On May 21, the Russian State Duma proposed a bill to punish illegal cryptocurrency activity with up to seven years of prison or 5 years of hard labour, according to reports from Russian media outlet, RBC. In what would be the strictest approach to cryptocurrencies yet, the punishment is also accompanied by a 2 million Rubles fine, which amounts to about $28,000.
The proposed changes have not been approved yet, having only transferred the documents to the Ministry of Economic Development. The report states that a violation of the various new rules would result in appropriate punishments. The report talks of how lawmakers have been preparing regulation for years,
[Since 2018] he [sic] has been preparing for the second reading. By the end of 2021, the Ministry of Internal Affairs, together with other departments, should develop a mechanism for the arrest of cryptocurrencies and other virtual assets.
For example, if commercial transactions are made with cryptocurrency, an individual can be fined from anywhere between $278 to $2780. The larger the entity, the larger the punishment - but “especially large damage or extra large income” affecting “citizens, organizations or the state” could result in forced labor of 5 years or seven years of imprisonment.

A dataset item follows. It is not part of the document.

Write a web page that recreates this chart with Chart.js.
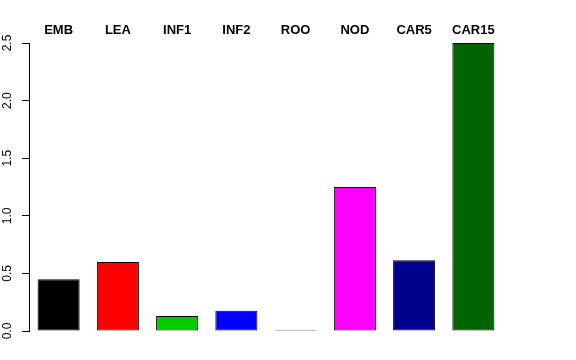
<!DOCTYPE html>
<html lang="en">
<head>
  <meta charset="UTF-8" />
  <title>Tissue barplot</title>
  <script src="https://cdn.jsdelivr.net/npm/chart.js"></script>
  <style>
    body { margin: 0; background: #ffffff; }
    #wrap { width: 576px; height: 360px; }
  </style>
</head>
<body>
  <div id="wrap"><canvas id="chart" width="576" height="360"></canvas></div>
  <script>
    // data
    const tissues = ['EMB', 'LEA', 'INF1', 'INF2', 'ROO', 'NOD', 'CAR5', 'CAR15'];
    const values = [0.45, 0.60, 0.13, 0.175, 0.009, 1.25, 0.615, 2.5];
    const barColors = ['#000000', '#FF0000', '#00CD00', '#0000FF', '#00FFFF', '#FF00FF', '#00008B', '#006400'];
    const yTicks = [0, 0.5, 1, 1.5, 2, 2.5];

    // R style rotated y labels, drawn at the scale's own tick positions
    const rotatedYLabels = {
      id: 'rotatedYLabels',
      afterDraw(chart) {
        const y = chart.scales.y;
        const ctx = chart.ctx;
        ctx.save();
        ctx.fillStyle = '#000';
        ctx.font = '12px "Liberation Sans", Arial, sans-serif';
        ctx.textAlign = 'center';
        ctx.textBaseline = 'middle';
        yTicks.forEach(v => {
          ctx.save();
          ctx.translate(8, y.getPixelForValue(v));
          ctx.rotate(-Math.PI / 2);
          ctx.fillText(v.toFixed(1), 0, 0);
          ctx.restore();
        });
        ctx.restore();
      }
    };

    new Chart(document.getElementById('chart'), {
      type: 'bar',
      data: {
        labels: tissues,
        datasets: [{
          data: values,
          backgroundColor: barColors,
          borderColor: '#000000',
          borderWidth: 1,
          borderSkipped: false,
          barPercentage: 0.71,
          categoryPercentage: 1.0
        }]
      },
      options: {
        responsive: false,
        animation: false,
        layout: { padding: { left: 0, right: 73, top: 0, bottom: 29 } },
        plugins: { legend: { display: false }, tooltip: { enabled: false } },
        scales: {
          x: {
            position: 'top',
            grid: { display: false, drawTicks: false },
            border: { display: false },
            ticks: {
              color: '#000',
              font: { family: '"Liberation Sans", Arial, sans-serif', size: 13, weight: 'bold' },
              padding: 5,
              autoSkip: false,
              maxRotation: 0
            },
            afterFit(scale) { scale.height = 43; }
          },
          y: {
            min: 0,
            max: 2.5,
            afterBuildTicks(scale) { scale.ticks = yTicks.map(v => ({ value: v })); },
            grid: { drawOnChartArea: false, tickLength: 7, color: '#000' },
            border: { display: true, color: '#000', width: 1 },
            ticks: { display: false },
            afterFit(scale) { scale.width = 29; }
          }
        }
      },
      plugins: [rotatedYLabels]
    });
  </script>
</body>
</html>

It is proposed to punish with forced labor up to five years or imprisonment up to seven years with a fine of up to 1 million rubles for especially large damage or extra large income. or in the amount of the convicted person’s income for a period of up to five years.
Though the proposal does state “illegal” cryptocurrency use, it does not elaborate in great detail on what illegal cryptocurrency uses may be. Russia, like many other countries, has been examining the potential of a Central Bank Digital Currencies (CBDCs). Iran, meanwhile, has seen leader Rouhani urge officials to form new regulation on mining.
The benefits of the technology are certainly clear, which is why the World Economic Forum (WEF) has pushed for its adoption. Russia’s consideration of imprisonment and hard labor would make it the most draconian of countries when it comes to regulation, but the bill is still some ways away from approval. Similar proposals have been made in other countries, only for a final change to more lenient rules.